Distracted driving is any activity that could divert a person’s attention away from the primary task of driving. In Colorado, there is a ban on all cell phone use (hands free included) for all novice drivers (younger than 18 years old) and a ban on texting for all drivers no matter if you are in a car, semi truck, or any other commercial vehicle.
WHAT ARE THE TYPES OF DISTRACTIONS?
There are three main types of driving distractions:
1. Manual (taking your hands off the wheel)
2. Visual (taking your eyes off the road)
3. Cognitive (taking your mind off driving)
All distractions endanger driver, passenger, and bystander safety. When you are driving, there are manythings that demand your attention. Someyou may not even consider distractions. These types of distractions include:
- Texting and cell phone usage
- Distracted by a passenger(s) in the vehicle, including talking to or looking at the passenger(s). Young children are four times more distracting than adults and infants are eight times more distracting.
- Distracted by moving objects in the vehicle, including dropped objects, moving pet, insects or shifting cargo
- Adjusting vehicle controls such as the air conditioner or heater
- Adjusting the radio, CD’s
- Adjusting windows, door locks, review mirror, steering wheel, adjusting seat belts, etc.
- Distracted by devices, including radar detectors, navigation systems, portable CD/DVD players, cigarette lighter
- Reading, including maps
- Distractions outside the vehicle, such as animals on the road, objects/obstructions on roadway, construction, previous accident
- Eating or drinking
- Smoking or any activity related to smoking
- Inattention or lost in thought, the driver is thinking about work or family issues, or daydreaming
- Grooming and personal hygiene, such as applying make-up, shaving, combing/brushing their hair
Text messaging requires visual, manual, and cognitive attention from the driver, and therefore is one of the most dangerous of distractions. In fact, a AAA Foundation study concludes that cell phone usage while driving, quadruples you risk of being in a car crash.
TEXTING AND/OR CELL PHONE USAGE WHILE DRIVING FACTS:
- 40% of all American teens say they have been in a car when the driver used a cell phone in a way that put people in danger.(Pew)
- The under 20 age group has the greatest proportion of distracted drivers. 16 percent of all drivers younger than twenty years of age involved in fatal crashes were reported to have been distracted while driving.
- In 2010, 3092 people were killed in crashes involving a distracted driver and an estimated additional 416,000 were injured in motor vehicle crashes involving a distracted driver.
- 18% of injury crashes in 2010 were reported as distraction-affected crashes.
- In the month of June 2011, more than 196 billion text messages were sent or received in the US, up nearly 50% from June 2009. (CTIA)
- 11% of all drivers under the age of 20 involved in fatal crashes were reported as distracted at the time of the crash. This age group has the largest proportion of drivers who were distracted.
- Drivers who use hand-held devices are 4 times more likely to get into crashes serious enough to injure themselves. (Monash University)

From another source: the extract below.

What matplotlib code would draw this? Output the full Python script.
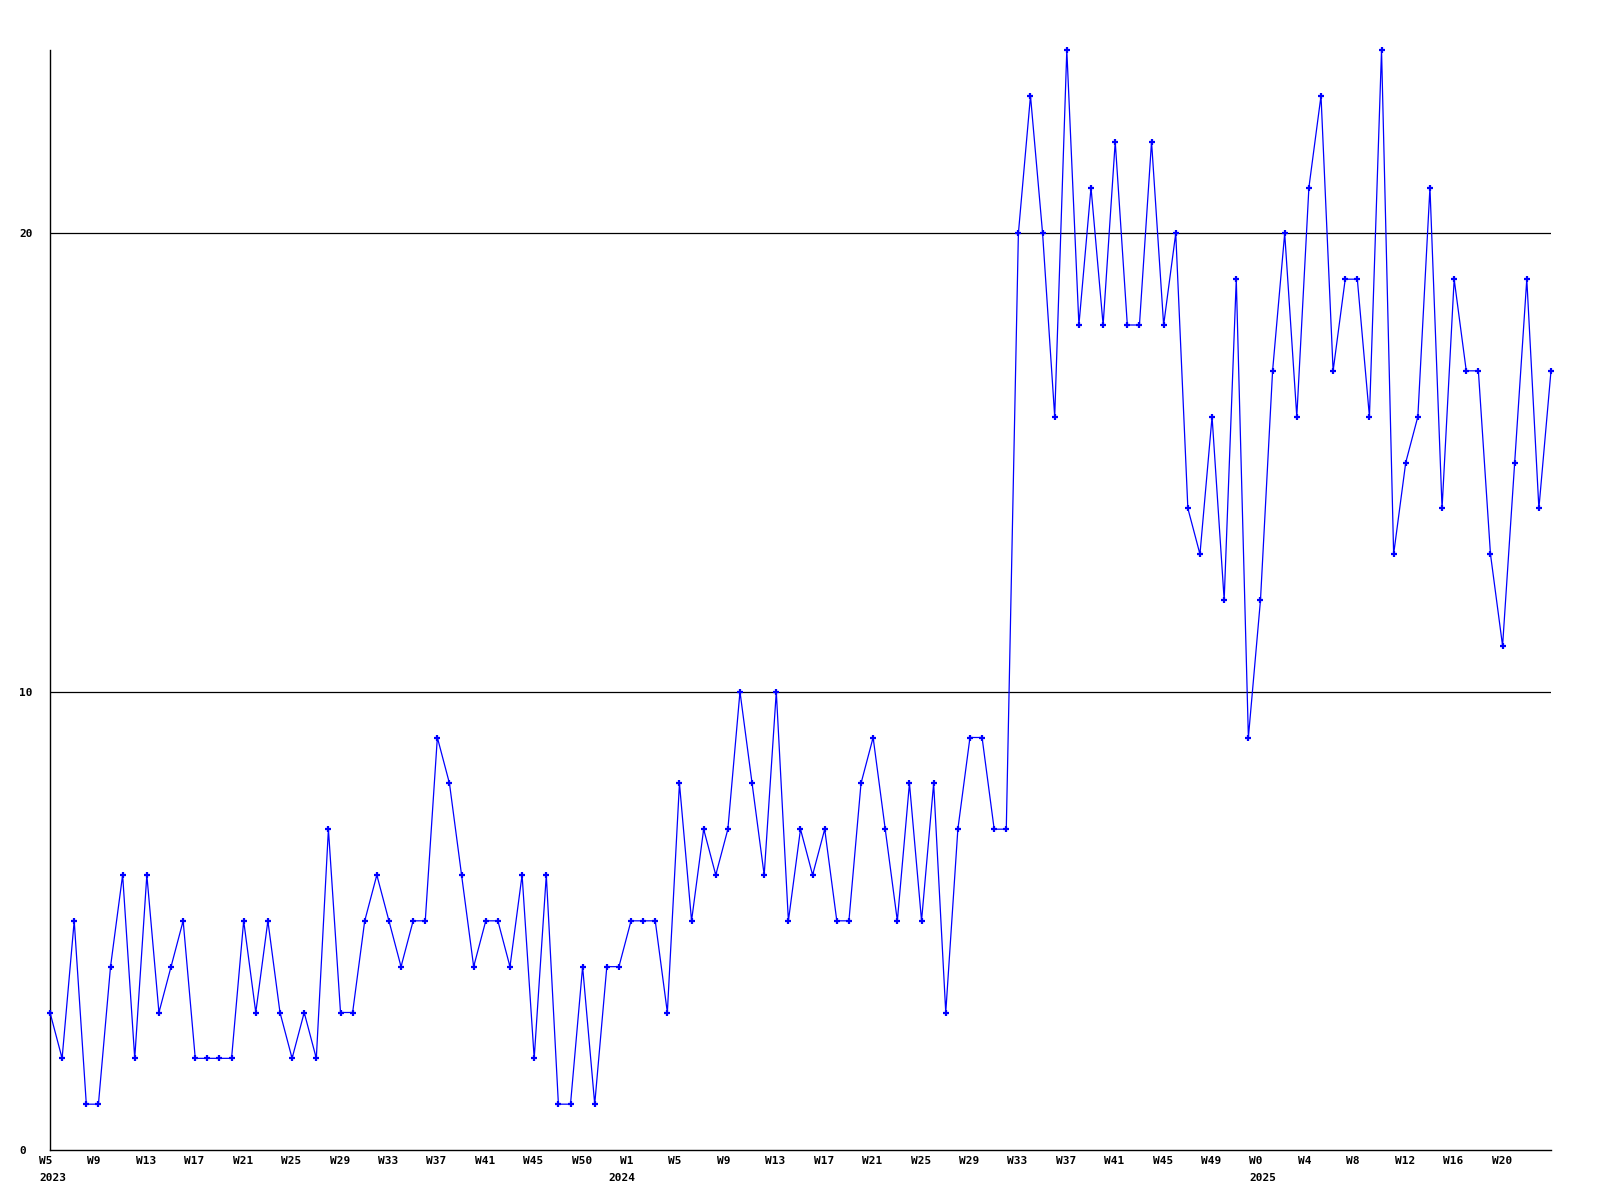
import matplotlib
matplotlib.use("Agg")
import matplotlib.pyplot as plt
import matplotlib.transforms as mtransforms

values = [3, 2, 5, 1, 1, 4, 6, 2, 6, 3, 4, 5, 2, 2, 2, 2, 5, 3, 5, 3,
          2, 3, 2, 7, 3, 3, 5, 6, 5, 4, 5, 5, 9, 8, 6, 4, 5, 5, 4, 6,
          2, 6, 1, 1, 4, 1, 4, 4, 5, 5, 5, 3, 8, 5, 7, 6, 7, 10, 8, 6,
          10, 5, 7, 6, 7, 5, 5, 8, 9, 7, 5, 8, 5, 8, 3, 7, 9, 9, 7, 7,
          20, 23, 20, 16, 24, 18, 21, 18, 22, 18, 18, 22, 18, 20, 14, 13, 16, 12, 19, 9,
          12, 17, 20, 16, 21, 23, 17, 19, 19, 16, 24, 13, 15, 16, 21, 14, 19, 17, 17, 13,
          11, 15, 19, 14, 17]

tick_labels = ["W5", "W9", "W13", "W17", "W21", "W25", "W29", "W33", "W37", "W41",
               "W45", "W50", "W1", "W5", "W9", "W13", "W17", "W21", "W25", "W29",
               "W33", "W37", "W41", "W45", "W49", "W0", "W4", "W8", "W12", "W16", "W20"]
tick_step = 4
year_labels = ["2023", "2024", "2025"]
year_index = [0, 47, 100]
y_ticks = [0, 10, 20]

fig = plt.figure(figsize=(16, 12), dpi=100)
ax = fig.add_axes([50/1600, 50/1200, 1501/1600, 1100/1200])

x = list(range(len(values)))
ax.plot(x, values, color="#0000ff", linewidth=0.9, marker="+", markersize=4,
        markeredgewidth=1.6, clip_on=False, zorder=3)

ax.set_xlim(0, len(values) - 1)
ax.set_ylim(0, 24)

for v in y_ticks[1:]:
    ax.axhline(v, color="black", linewidth=0.9, zorder=1)

for s in ["top", "right"]:
    ax.spines[s].set_visible(False)
for s in ["left", "bottom"]:
    ax.spines[s].set_linewidth(1.0)
    ax.spines[s].set_color("black")

font = dict(family="DejaVu Sans Mono", weight="bold", size=8)

ax.set_yticks(y_ticks)
ax.set_yticklabels([str(v) for v in y_ticks], **font)
ax.tick_params(axis="y", length=0, pad=22)
for lbl in ax.get_yticklabels():
    lbl.set_horizontalalignment("left")

xt = [i * tick_step for i in range(len(tick_labels))]
ax.set_xticks(xt)
ax.set_xticklabels(tick_labels, **font)
ax.tick_params(axis="x", length=0, pad=4)
offset = mtransforms.ScaledTranslation(-11/100, 0, fig.dpi_scale_trans)
for lbl in ax.get_xticklabels():
    lbl.set_horizontalalignment("left")
    lbl.set_transform(lbl.get_transform() + offset)

for lab, idx in zip(year_labels, year_index):
    ax.annotate(lab, xy=(idx, 0), xycoords=("data", "axes fraction"),
                xytext=(-11, -23), textcoords="offset pixels",
                ha="left", va="top", annotation_clip=False, **font)

fig.savefig("out.png", dpi=100, facecolor="white")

- Headset cell phone use is not substantially safer than hand-held use. (VTTI)
- Driving while using a cell phone reduces the amount of brain activity associated with driving by 37%. (Carnegie Mellon)
- Sending or receiving a text takes your eyes off the road for an average of 4.6 seconds. If you are driving at 55 MPH, that’s like driving an entire football field while blindfolded (VTTI)
COMPARISON OF THE CELL PHONE DRIVER AND THE DRUNK DRIVER
A study conducted by the University of Utah examined relative impairment associated with utilizing a cellular telephone while driving. The purpose of this research was to provide a direct comparison of the driving performance of a cell phone driver and a drunk driver in a controlled laboratory setting.
They used a high-fidelity driving simulator to compare the performance of cell phone drivers with drivers who were intoxicated from ethanol (i.e., blood alcohol concentration at 0.08% weight/volume)
The study found when drivers were talking on either a handheld or hands-free cell phone, their braking reactions were delayed and they were involved in more traffic accidents than when they were not talking on a cell phone. In contrast, when drivers were intoxicated they exhibited a more aggressive driving style, following closer to the vehicle immediately in front of them and applying more force while braking. In conclusion, the impairments associated with using a cell phone while driving can be as profound as those associated with driving while drunk.
DECREASE IN BRAIN ACTIVITY ASSOCIATED WITH DRIVING AND LISTENING TO SOMEONE TALK
A study at Carnegie Mellon University has shown that engaging in a secondary task, such as talking on a cell phone, disrupts driving performance by 37 percent. The findings show that language comprehension performed concurrently with driving draws mental resources away from the driving and produces deterioration in driving performance, even when it does not require holding or dialing a phone.